** begin DATA SHOWN **
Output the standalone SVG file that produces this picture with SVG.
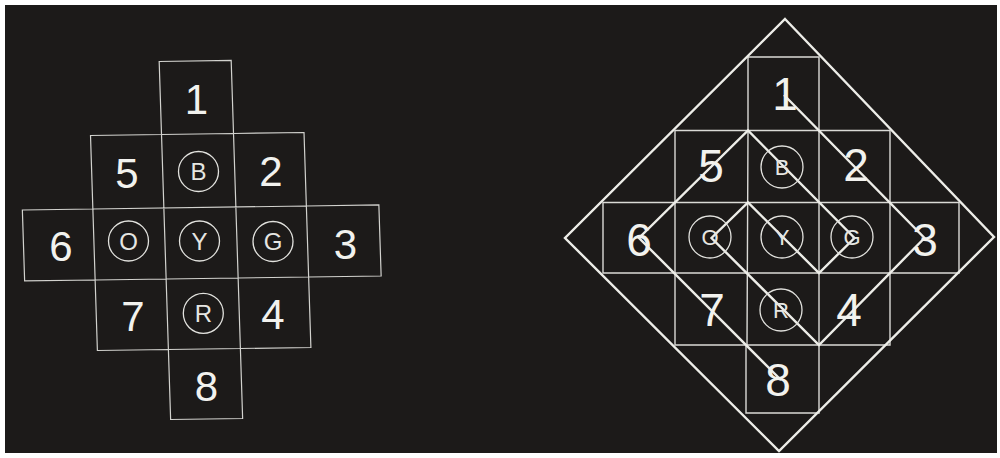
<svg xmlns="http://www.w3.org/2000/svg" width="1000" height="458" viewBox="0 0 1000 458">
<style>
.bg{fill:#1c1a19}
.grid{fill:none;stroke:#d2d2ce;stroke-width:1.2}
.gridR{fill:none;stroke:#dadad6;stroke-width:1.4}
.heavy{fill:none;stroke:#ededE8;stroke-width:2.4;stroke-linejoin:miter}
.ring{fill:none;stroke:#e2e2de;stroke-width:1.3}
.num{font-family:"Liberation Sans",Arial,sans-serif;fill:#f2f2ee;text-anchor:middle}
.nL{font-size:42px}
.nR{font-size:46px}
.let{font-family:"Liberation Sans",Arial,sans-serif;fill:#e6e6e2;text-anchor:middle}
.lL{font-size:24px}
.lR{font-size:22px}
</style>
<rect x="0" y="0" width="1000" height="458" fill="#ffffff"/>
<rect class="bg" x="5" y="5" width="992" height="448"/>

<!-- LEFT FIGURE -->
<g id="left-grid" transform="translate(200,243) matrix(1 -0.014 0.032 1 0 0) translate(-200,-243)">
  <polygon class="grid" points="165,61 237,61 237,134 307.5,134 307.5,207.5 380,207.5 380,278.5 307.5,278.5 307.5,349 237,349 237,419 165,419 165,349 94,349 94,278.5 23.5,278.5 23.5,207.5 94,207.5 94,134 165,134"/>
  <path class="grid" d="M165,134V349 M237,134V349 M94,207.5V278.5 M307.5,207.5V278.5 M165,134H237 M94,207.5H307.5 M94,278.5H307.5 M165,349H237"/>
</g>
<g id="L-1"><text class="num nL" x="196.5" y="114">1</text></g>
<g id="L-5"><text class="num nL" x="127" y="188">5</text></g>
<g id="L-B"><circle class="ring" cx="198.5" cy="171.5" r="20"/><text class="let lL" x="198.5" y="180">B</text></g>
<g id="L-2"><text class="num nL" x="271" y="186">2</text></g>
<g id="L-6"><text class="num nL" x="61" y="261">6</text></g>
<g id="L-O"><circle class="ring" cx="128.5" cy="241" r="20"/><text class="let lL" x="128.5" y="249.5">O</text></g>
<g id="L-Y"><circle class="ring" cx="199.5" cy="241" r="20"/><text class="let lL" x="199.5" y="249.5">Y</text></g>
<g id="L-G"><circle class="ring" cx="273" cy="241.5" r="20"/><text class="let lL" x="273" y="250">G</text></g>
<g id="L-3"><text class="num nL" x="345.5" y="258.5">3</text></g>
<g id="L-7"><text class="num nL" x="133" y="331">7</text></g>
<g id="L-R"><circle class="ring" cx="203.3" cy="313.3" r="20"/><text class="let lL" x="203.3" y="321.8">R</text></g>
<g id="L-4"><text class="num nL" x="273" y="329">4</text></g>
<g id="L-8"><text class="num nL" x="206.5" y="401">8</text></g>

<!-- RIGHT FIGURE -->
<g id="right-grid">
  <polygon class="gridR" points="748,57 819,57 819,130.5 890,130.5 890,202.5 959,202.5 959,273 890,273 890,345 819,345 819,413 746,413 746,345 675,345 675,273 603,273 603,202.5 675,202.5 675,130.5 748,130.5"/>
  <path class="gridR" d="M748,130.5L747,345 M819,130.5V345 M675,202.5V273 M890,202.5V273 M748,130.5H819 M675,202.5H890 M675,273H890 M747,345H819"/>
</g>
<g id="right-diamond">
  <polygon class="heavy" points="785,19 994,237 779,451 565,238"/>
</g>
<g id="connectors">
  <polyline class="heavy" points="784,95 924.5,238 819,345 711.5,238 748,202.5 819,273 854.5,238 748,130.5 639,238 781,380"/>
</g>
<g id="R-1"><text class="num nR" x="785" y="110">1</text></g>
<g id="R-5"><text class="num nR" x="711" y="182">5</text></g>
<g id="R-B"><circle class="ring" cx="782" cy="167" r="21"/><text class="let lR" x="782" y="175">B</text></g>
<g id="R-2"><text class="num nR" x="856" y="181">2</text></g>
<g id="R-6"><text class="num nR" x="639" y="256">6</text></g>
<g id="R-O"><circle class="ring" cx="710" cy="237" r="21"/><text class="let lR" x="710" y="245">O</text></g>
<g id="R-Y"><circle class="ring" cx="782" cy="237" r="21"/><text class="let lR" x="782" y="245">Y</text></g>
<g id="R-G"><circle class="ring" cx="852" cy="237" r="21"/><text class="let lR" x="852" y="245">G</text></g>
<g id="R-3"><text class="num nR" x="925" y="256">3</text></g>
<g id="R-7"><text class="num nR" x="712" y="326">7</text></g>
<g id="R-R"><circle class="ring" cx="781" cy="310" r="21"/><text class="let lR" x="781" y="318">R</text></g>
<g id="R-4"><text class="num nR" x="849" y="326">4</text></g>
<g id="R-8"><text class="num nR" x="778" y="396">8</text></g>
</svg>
** end DATA SHOWN **
§ WHAT YOU HAVE TO DO:
Output the lines above in full and exactly as given, omitting any pictures.

§ COMPLETE RESPONSE:
Output the standalone SVG file that produces this picture with SVG.
<svg xmlns="http://www.w3.org/2000/svg" width="1000" height="458" viewBox="0 0 1000 458">
<style>
.bg{fill:#1c1a19}
.grid{fill:none;stroke:#d2d2ce;stroke-width:1.2}
.gridR{fill:none;stroke:#dadad6;stroke-width:1.4}
.heavy{fill:none;stroke:#ededE8;stroke-width:2.4;stroke-linejoin:miter}
.ring{fill:none;stroke:#e2e2de;stroke-width:1.3}
.num{font-family:"Liberation Sans",Arial,sans-serif;fill:#f2f2ee;text-anchor:middle}
.nL{font-size:42px}
.nR{font-size:46px}
.let{font-family:"Liberation Sans",Arial,sans-serif;fill:#e6e6e2;text-anchor:middle}
.lL{font-size:24px}
.lR{font-size:22px}
</style>
<rect x="0" y="0" width="1000" height="458" fill="#ffffff"/>
<rect class="bg" x="5" y="5" width="992" height="448"/>

<!-- LEFT FIGURE -->
<g id="left-grid" transform="translate(200,243) matrix(1 -0.014 0.032 1 0 0) translate(-200,-243)">
  <polygon class="grid" points="165,61 237,61 237,134 307.5,134 307.5,207.5 380,207.5 380,278.5 307.5,278.5 307.5,349 237,349 237,419 165,419 165,349 94,349 94,278.5 23.5,278.5 23.5,207.5 94,207.5 94,134 165,134"/>
  <path class="grid" d="M165,134V349 M237,134V349 M94,207.5V278.5 M307.5,207.5V278.5 M165,134H237 M94,207.5H307.5 M94,278.5H307.5 M165,349H237"/>
</g>
<g id="L-1"><text class="num nL" x="196.5" y="114">1</text></g>
<g id="L-5"><text class="num nL" x="127" y="188">5</text></g>
<g id="L-B"><circle class="ring" cx="198.5" cy="171.5" r="20"/><text class="let lL" x="198.5" y="180">B</text></g>
<g id="L-2"><text class="num nL" x="271" y="186">2</text></g>
<g id="L-6"><text class="num nL" x="61" y="261">6</text></g>
<g id="L-O"><circle class="ring" cx="128.5" cy="241" r="20"/><text class="let lL" x="128.5" y="249.5">O</text></g>
<g id="L-Y"><circle class="ring" cx="199.5" cy="241" r="20"/><text class="let lL" x="199.5" y="249.5">Y</text></g>
<g id="L-G"><circle class="ring" cx="273" cy="241.5" r="20"/><text class="let lL" x="273" y="250">G</text></g>
<g id="L-3"><text class="num nL" x="345.5" y="258.5">3</text></g>
<g id="L-7"><text class="num nL" x="133" y="331">7</text></g>
<g id="L-R"><circle class="ring" cx="203.3" cy="313.3" r="20"/><text class="let lL" x="203.3" y="321.8">R</text></g>
<g id="L-4"><text class="num nL" x="273" y="329">4</text></g>
<g id="L-8"><text class="num nL" x="206.5" y="401">8</text></g>

<!-- RIGHT FIGURE -->
<g id="right-grid">
  <polygon class="gridR" points="748,57 819,57 819,130.5 890,130.5 890,202.5 959,202.5 959,273 890,273 890,345 819,345 819,413 746,413 746,345 675,345 675,273 603,273 603,202.5 675,202.5 675,130.5 748,130.5"/>
  <path class="gridR" d="M748,130.5L747,345 M819,130.5V345 M675,202.5V273 M890,202.5V273 M748,130.5H819 M675,202.5H890 M675,273H890 M747,345H819"/>
</g>
<g id="right-diamond">
  <polygon class="heavy" points="785,19 994,237 779,451 565,238"/>
</g>
<g id="connectors">
  <polyline class="heavy" points="784,95 924.5,238 819,345 711.5,238 748,202.5 819,273 854.5,238 748,130.5 639,238 781,380"/>
</g>
<g id="R-1"><text class="num nR" x="785" y="110">1</text></g>
<g id="R-5"><text class="num nR" x="711" y="182">5</text></g>
<g id="R-B"><circle class="ring" cx="782" cy="167" r="21"/><text class="let lR" x="782" y="175">B</text></g>
<g id="R-2"><text class="num nR" x="856" y="181">2</text></g>
<g id="R-6"><text class="num nR" x="639" y="256">6</text></g>
<g id="R-O"><circle class="ring" cx="710" cy="237" r="21"/><text class="let lR" x="710" y="245">O</text></g>
<g id="R-Y"><circle class="ring" cx="782" cy="237" r="21"/><text class="let lR" x="782" y="245">Y</text></g>
<g id="R-G"><circle class="ring" cx="852" cy="237" r="21"/><text class="let lR" x="852" y="245">G</text></g>
<g id="R-3"><text class="num nR" x="925" y="256">3</text></g>
<g id="R-7"><text class="num nR" x="712" y="326">7</text></g>
<g id="R-R"><circle class="ring" cx="781" cy="310" r="21"/><text class="let lR" x="781" y="318">R</text></g>
<g id="R-4"><text class="num nR" x="849" y="326">4</text></g>
<g id="R-8"><text class="num nR" x="778" y="396">8</text></g>
</svg>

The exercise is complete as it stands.